▶ [WHAT TO WORK ON]: In the entries below, find the line with "Give me the Altair source for this chart." and the line with "import pandas as pd", then retype both and everything between them exactly. Do not copy the pictures.

▶ [RECORDED DATA]:
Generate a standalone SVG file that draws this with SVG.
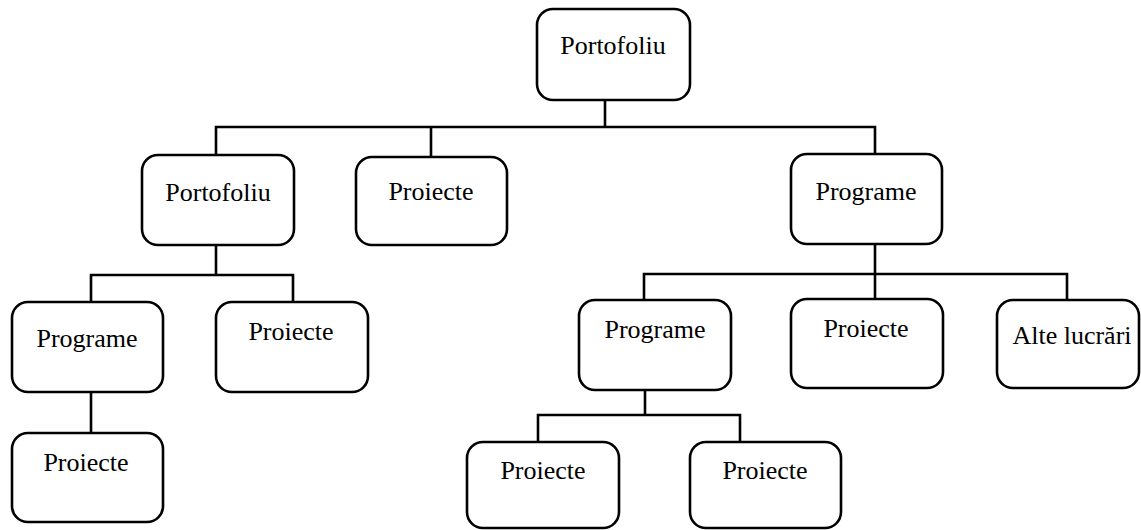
---
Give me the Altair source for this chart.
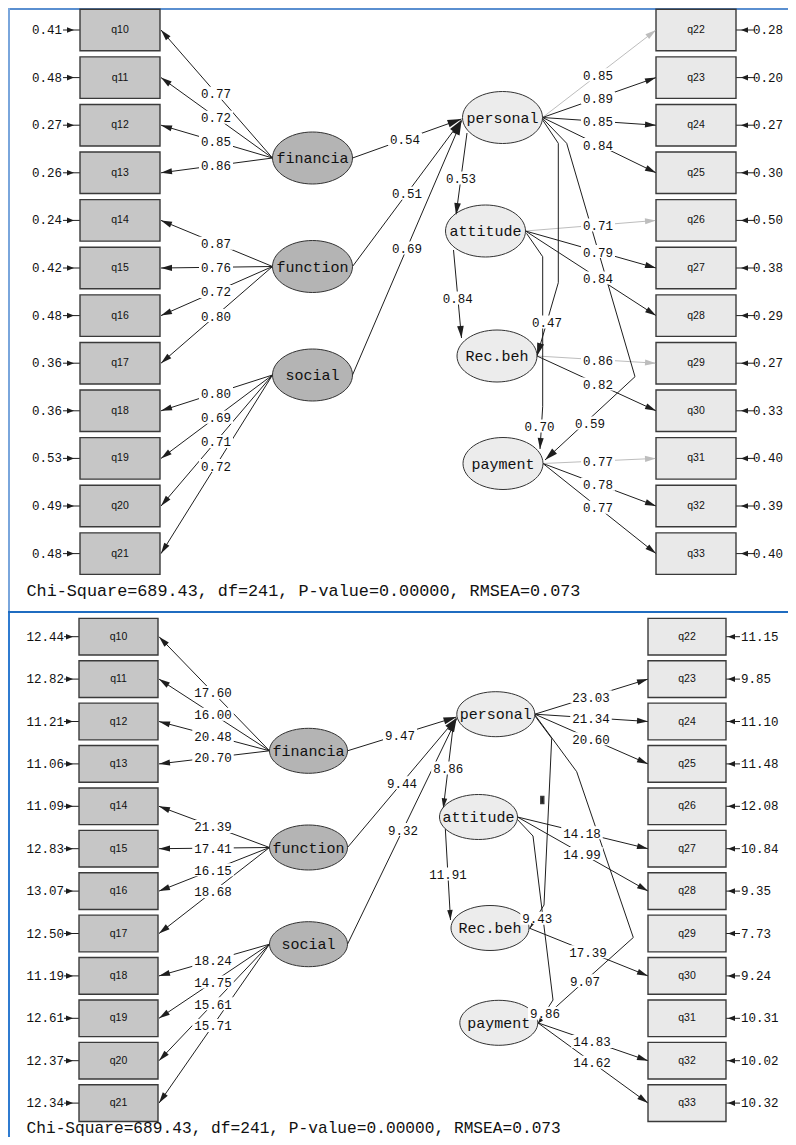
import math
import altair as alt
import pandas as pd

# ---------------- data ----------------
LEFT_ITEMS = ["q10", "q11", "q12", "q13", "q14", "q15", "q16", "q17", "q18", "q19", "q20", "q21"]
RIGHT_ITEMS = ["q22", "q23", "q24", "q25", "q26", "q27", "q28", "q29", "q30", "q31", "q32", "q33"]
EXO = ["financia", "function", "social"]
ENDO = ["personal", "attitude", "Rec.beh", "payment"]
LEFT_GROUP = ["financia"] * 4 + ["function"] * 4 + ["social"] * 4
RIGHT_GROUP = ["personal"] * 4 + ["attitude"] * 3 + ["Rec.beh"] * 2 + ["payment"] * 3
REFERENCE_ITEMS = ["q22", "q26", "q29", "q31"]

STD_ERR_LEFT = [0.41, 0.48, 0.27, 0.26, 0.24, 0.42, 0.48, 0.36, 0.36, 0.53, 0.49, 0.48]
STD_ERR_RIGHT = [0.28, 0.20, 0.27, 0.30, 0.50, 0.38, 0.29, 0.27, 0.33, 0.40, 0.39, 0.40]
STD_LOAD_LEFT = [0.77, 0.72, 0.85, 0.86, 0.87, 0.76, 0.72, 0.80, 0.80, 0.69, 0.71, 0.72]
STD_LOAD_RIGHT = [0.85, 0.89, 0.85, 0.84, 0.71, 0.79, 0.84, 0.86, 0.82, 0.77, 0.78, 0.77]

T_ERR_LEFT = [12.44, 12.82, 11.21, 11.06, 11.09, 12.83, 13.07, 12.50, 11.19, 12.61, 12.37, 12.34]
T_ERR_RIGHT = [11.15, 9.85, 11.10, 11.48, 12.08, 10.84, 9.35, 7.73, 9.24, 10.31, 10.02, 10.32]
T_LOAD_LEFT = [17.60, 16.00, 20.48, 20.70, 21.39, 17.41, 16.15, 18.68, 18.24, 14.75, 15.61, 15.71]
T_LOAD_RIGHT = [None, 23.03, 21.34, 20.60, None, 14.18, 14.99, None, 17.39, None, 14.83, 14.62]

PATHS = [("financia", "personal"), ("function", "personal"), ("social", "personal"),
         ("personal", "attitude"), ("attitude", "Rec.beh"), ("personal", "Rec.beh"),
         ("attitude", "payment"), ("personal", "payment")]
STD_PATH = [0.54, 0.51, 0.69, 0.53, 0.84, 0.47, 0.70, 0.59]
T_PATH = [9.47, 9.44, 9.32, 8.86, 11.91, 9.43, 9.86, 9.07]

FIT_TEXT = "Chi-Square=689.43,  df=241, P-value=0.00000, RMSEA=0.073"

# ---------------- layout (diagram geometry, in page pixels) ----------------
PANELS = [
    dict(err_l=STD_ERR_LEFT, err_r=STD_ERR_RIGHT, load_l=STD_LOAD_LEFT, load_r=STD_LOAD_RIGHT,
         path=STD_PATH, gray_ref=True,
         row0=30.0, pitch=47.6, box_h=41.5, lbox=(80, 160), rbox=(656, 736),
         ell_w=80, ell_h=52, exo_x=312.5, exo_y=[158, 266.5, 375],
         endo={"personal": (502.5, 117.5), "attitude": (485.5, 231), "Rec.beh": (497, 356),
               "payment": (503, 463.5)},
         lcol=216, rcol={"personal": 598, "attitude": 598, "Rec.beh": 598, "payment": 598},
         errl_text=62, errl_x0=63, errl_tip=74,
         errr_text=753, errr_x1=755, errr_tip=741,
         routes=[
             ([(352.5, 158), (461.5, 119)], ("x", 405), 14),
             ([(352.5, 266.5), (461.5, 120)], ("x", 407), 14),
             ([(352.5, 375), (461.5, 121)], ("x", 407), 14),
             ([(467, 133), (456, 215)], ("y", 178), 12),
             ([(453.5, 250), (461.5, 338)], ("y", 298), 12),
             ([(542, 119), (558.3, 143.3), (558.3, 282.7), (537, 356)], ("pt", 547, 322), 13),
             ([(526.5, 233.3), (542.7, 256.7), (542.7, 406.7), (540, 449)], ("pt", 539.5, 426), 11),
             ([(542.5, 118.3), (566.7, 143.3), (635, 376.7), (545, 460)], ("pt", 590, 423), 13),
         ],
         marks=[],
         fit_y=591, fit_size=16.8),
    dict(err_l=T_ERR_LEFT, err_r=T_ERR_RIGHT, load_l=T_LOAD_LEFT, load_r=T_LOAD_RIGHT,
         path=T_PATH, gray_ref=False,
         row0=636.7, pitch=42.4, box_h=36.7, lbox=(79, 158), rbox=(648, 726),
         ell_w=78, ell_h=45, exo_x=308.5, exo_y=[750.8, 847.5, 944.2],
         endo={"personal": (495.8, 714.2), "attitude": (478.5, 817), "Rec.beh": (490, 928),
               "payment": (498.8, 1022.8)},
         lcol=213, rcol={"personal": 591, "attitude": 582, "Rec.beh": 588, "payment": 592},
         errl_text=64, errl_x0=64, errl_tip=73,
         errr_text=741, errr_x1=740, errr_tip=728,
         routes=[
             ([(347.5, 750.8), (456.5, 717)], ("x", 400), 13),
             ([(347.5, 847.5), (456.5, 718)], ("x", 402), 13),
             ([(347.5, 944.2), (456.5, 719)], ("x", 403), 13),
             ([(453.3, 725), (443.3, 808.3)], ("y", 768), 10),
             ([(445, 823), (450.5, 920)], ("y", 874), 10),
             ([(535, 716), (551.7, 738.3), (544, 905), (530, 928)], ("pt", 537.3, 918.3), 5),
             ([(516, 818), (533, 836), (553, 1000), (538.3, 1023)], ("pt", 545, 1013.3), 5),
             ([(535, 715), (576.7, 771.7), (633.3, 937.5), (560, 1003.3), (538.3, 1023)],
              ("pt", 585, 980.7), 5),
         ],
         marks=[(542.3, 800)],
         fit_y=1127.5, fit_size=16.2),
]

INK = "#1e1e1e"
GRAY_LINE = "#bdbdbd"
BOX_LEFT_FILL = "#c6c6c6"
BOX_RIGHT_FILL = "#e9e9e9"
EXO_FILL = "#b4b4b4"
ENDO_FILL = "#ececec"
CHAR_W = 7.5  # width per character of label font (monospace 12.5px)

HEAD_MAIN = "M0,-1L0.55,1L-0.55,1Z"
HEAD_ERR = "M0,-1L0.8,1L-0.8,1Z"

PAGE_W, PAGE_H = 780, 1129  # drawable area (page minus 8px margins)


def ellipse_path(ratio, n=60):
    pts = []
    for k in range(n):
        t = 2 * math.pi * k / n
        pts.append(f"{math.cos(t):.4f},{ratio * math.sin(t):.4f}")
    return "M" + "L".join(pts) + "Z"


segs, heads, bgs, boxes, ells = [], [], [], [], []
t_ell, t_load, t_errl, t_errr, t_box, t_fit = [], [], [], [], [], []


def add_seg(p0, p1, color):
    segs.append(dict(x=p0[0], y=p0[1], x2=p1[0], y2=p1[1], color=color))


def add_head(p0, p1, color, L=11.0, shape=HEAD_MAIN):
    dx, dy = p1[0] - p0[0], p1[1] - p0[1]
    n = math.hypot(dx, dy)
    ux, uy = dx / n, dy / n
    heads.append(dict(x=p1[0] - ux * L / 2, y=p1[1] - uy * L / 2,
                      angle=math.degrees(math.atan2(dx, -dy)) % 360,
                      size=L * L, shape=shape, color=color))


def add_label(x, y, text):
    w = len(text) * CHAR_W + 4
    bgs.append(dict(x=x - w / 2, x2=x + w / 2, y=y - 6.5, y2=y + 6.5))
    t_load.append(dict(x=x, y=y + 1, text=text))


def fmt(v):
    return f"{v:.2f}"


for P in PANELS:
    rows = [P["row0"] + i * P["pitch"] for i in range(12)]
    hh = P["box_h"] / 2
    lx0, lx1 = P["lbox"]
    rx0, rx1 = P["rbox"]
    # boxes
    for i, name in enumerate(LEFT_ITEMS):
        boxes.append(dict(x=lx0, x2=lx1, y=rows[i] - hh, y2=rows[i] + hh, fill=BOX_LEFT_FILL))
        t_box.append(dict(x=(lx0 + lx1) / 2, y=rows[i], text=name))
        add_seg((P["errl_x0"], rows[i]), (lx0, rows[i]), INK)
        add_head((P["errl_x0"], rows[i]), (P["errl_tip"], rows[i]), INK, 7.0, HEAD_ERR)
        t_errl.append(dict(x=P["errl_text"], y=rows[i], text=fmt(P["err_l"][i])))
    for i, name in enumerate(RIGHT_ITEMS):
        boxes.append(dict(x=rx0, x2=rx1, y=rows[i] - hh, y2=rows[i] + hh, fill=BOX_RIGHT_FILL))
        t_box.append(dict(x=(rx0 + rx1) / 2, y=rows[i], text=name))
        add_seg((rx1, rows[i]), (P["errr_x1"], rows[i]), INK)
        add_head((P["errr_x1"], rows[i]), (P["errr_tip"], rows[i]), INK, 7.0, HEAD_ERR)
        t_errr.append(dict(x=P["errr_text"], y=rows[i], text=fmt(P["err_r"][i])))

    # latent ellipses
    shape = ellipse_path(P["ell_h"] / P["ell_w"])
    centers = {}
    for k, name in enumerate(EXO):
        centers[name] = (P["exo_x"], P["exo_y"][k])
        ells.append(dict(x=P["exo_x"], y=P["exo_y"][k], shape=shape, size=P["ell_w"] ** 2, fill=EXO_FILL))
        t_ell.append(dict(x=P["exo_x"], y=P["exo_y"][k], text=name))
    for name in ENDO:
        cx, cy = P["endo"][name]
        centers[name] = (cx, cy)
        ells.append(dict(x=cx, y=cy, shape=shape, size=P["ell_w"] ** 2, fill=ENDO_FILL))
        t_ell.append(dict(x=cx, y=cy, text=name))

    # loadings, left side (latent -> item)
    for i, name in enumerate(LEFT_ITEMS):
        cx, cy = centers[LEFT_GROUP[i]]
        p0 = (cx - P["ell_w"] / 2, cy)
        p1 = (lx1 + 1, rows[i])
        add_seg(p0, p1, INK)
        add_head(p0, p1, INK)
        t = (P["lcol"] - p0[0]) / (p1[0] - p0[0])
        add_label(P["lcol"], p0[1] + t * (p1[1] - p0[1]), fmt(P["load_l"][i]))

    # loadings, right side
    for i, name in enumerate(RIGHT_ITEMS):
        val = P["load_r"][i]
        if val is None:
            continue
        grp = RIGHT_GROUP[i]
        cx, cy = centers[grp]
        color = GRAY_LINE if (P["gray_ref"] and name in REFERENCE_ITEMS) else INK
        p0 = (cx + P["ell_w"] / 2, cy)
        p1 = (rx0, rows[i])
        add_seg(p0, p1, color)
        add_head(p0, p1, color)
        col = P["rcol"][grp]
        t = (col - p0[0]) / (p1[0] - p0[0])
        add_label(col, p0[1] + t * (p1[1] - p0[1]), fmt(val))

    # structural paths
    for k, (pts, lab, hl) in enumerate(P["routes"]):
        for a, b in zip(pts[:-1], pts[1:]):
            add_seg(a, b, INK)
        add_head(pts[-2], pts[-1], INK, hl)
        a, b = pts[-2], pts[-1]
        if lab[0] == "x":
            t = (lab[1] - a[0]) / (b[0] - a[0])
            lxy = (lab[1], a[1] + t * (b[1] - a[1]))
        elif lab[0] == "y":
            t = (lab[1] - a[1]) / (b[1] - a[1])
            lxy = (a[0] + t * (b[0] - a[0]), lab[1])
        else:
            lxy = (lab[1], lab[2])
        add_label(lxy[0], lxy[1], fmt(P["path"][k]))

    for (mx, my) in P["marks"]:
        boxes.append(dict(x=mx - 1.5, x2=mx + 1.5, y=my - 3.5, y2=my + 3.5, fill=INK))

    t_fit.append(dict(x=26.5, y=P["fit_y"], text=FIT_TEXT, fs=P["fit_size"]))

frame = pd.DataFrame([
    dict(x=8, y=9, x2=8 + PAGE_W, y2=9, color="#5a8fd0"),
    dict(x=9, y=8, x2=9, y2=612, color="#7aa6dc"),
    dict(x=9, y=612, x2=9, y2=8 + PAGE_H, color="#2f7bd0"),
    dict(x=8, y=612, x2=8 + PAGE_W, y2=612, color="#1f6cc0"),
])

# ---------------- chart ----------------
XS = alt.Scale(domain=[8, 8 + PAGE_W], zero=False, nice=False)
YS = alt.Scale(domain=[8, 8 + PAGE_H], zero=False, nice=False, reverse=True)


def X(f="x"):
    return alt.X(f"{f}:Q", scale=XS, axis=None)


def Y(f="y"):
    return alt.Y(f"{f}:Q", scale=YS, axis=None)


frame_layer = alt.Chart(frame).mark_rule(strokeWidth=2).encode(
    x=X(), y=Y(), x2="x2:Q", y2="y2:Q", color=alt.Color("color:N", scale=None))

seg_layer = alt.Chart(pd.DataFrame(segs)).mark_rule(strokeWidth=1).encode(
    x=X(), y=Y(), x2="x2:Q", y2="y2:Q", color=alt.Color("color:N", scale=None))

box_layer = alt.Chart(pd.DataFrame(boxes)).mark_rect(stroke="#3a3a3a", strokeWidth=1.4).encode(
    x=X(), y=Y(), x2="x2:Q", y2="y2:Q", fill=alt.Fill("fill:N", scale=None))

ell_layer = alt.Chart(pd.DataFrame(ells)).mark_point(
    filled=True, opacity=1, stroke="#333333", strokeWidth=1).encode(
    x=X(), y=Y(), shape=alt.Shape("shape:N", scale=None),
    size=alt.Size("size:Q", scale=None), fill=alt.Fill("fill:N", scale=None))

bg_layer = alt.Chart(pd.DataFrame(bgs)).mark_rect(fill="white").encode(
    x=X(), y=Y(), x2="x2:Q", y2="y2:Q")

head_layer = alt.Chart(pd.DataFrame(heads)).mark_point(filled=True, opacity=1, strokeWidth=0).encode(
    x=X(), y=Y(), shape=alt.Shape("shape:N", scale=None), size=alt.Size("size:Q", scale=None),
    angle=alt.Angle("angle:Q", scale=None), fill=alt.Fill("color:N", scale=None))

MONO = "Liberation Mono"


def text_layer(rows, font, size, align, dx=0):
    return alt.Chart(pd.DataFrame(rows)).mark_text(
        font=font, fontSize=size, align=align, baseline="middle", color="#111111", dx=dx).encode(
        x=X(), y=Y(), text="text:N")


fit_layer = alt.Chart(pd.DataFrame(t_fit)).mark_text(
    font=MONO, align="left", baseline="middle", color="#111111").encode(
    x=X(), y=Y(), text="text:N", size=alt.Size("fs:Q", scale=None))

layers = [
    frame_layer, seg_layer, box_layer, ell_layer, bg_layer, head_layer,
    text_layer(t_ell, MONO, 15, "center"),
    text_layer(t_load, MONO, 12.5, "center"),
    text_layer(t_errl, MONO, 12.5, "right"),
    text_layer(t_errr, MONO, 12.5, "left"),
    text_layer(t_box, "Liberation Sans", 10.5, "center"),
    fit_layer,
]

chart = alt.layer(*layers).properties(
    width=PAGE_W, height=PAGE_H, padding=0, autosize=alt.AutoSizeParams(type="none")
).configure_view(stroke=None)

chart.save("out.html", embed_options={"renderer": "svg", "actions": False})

▶ [EXPECTED ANSWER]:
Give me the Altair source for this chart.
import math
import altair as alt
import pandas as pd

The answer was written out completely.